__What is being asked__:
Your task is to reproduce, verbatim and without pictures, the lines from the opening of the listing through the line containing "59, 93, 114];".

__Data provided__:
______________________________

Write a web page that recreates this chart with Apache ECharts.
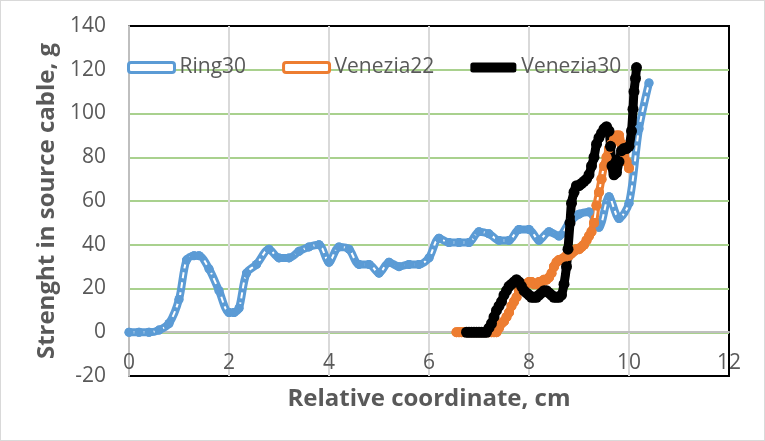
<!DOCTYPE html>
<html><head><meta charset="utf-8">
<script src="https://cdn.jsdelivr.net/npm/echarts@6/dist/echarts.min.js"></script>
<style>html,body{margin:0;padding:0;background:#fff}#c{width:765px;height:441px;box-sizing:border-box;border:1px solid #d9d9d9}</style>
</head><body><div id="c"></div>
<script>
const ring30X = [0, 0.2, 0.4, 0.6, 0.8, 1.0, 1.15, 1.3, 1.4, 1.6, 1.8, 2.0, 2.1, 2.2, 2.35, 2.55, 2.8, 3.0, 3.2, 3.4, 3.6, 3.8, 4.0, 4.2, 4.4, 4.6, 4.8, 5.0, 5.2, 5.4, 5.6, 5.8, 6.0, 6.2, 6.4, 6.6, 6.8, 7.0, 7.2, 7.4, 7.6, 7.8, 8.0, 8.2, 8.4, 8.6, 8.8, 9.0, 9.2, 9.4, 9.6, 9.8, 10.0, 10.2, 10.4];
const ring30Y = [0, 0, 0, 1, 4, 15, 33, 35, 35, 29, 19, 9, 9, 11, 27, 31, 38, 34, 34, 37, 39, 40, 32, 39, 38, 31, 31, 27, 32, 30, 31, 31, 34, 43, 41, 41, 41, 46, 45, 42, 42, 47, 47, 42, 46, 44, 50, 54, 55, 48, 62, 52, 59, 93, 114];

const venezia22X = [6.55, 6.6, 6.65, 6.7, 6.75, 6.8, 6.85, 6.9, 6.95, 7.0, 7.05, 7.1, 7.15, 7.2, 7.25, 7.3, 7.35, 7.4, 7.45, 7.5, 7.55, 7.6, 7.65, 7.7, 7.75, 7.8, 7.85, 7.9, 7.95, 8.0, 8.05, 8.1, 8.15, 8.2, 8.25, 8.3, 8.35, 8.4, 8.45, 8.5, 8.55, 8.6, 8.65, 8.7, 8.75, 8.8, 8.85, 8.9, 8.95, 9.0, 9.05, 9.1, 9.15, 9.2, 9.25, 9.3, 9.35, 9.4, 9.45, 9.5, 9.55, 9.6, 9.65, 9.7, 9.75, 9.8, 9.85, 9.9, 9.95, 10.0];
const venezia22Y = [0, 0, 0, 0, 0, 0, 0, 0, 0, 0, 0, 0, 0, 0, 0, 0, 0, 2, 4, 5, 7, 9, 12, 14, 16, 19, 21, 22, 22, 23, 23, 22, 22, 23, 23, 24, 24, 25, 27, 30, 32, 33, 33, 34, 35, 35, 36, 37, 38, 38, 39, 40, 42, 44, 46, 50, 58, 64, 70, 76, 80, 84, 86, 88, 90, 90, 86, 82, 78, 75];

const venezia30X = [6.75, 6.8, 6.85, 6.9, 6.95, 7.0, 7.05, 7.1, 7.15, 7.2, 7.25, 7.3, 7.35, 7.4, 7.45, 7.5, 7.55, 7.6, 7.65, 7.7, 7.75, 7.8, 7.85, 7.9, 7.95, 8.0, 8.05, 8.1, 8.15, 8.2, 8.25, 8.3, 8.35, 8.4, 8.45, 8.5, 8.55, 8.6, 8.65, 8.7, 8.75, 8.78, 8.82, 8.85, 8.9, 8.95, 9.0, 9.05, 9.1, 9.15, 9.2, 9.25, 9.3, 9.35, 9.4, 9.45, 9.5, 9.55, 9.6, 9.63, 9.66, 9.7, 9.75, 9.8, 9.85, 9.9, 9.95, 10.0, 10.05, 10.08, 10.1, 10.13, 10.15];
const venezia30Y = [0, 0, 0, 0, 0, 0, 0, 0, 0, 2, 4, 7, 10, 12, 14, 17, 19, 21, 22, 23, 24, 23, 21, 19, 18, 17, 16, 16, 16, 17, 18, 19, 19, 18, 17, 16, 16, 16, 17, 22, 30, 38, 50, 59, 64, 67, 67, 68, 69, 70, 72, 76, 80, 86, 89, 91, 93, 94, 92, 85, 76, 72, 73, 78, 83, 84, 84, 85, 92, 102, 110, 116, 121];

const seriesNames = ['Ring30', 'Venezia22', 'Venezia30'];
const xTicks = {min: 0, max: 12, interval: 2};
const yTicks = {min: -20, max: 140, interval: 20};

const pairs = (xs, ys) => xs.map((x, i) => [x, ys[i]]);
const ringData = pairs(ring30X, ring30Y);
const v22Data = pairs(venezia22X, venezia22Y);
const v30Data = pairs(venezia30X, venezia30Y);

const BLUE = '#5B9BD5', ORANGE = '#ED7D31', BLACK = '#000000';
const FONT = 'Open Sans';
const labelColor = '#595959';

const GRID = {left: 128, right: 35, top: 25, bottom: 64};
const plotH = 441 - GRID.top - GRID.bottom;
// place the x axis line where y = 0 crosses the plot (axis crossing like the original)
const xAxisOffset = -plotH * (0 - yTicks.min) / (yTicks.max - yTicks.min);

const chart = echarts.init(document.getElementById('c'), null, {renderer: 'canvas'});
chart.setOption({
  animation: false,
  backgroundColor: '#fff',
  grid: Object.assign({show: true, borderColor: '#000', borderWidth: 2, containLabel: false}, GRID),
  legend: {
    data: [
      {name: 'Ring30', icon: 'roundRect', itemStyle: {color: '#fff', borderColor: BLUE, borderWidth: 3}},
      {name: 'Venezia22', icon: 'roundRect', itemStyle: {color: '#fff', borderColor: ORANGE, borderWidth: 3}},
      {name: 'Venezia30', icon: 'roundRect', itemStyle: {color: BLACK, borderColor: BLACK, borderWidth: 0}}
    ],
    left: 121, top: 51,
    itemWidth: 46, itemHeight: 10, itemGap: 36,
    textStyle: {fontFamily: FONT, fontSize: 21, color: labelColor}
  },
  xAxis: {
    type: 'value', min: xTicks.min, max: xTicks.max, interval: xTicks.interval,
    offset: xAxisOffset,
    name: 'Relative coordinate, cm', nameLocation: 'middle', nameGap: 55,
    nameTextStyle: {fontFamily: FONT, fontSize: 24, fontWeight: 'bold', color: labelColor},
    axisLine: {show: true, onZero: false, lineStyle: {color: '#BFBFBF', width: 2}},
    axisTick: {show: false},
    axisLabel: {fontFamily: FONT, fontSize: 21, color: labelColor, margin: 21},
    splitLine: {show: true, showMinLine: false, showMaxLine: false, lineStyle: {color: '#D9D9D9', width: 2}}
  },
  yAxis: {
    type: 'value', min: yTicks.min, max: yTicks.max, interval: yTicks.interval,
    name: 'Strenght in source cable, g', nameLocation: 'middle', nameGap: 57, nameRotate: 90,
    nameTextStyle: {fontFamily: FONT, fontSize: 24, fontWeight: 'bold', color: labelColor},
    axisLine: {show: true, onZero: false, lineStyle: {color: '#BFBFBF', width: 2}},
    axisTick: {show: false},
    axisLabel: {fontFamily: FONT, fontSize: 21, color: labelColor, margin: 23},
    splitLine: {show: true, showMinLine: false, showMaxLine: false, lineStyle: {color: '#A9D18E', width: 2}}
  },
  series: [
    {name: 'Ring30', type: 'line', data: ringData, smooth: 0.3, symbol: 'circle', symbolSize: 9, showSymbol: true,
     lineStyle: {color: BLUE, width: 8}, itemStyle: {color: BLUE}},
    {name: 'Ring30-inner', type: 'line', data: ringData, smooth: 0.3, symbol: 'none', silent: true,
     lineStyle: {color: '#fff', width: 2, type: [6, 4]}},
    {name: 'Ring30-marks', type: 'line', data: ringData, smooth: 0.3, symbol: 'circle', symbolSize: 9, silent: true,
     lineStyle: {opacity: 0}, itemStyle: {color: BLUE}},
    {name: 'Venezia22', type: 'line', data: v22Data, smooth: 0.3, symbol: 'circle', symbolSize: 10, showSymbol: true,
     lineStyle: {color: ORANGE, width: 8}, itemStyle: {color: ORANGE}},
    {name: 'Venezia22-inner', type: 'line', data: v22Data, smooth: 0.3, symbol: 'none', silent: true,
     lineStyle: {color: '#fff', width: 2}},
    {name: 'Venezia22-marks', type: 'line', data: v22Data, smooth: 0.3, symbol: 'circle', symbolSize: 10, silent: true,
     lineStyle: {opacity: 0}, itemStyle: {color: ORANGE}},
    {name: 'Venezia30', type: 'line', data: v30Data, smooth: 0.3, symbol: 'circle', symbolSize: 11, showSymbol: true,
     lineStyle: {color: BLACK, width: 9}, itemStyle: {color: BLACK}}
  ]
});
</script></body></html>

______________________________

__Problem solution__:
Write a web page that recreates this chart with Apache ECharts.
<!DOCTYPE html>
<html><head><meta charset="utf-8">
<script src="https://cdn.jsdelivr.net/npm/echarts@6/dist/echarts.min.js"></script>
<style>html,body{margin:0;padding:0;background:#fff}#c{width:765px;height:441px;box-sizing:border-box;border:1px solid #d9d9d9}</style>
</head><body><div id="c"></div>
<script>
const ring30X = [0, 0.2, 0.4, 0.6, 0.8, 1.0, 1.15, 1.3, 1.4, 1.6, 1.8, 2.0, 2.1, 2.2, 2.35, 2.55, 2.8, 3.0, 3.2, 3.4, 3.6, 3.8, 4.0, 4.2, 4.4, 4.6, 4.8, 5.0, 5.2, 5.4, 5.6, 5.8, 6.0, 6.2, 6.4, 6.6, 6.8, 7.0, 7.2, 7.4, 7.6, 7.8, 8.0, 8.2, 8.4, 8.6, 8.8, 9.0, 9.2, 9.4, 9.6, 9.8, 10.0, 10.2, 10.4];
const ring30Y = [0, 0, 0, 1, 4, 15, 33, 35, 35, 29, 19, 9, 9, 11, 27, 31, 38, 34, 34, 37, 39, 40, 32, 39, 38, 31, 31, 27, 32, 30, 31, 31, 34, 43, 41, 41, 41, 46, 45, 42, 42, 47, 47, 42, 46, 44, 50, 54, 55, 48, 62, 52, 59, 93, 114];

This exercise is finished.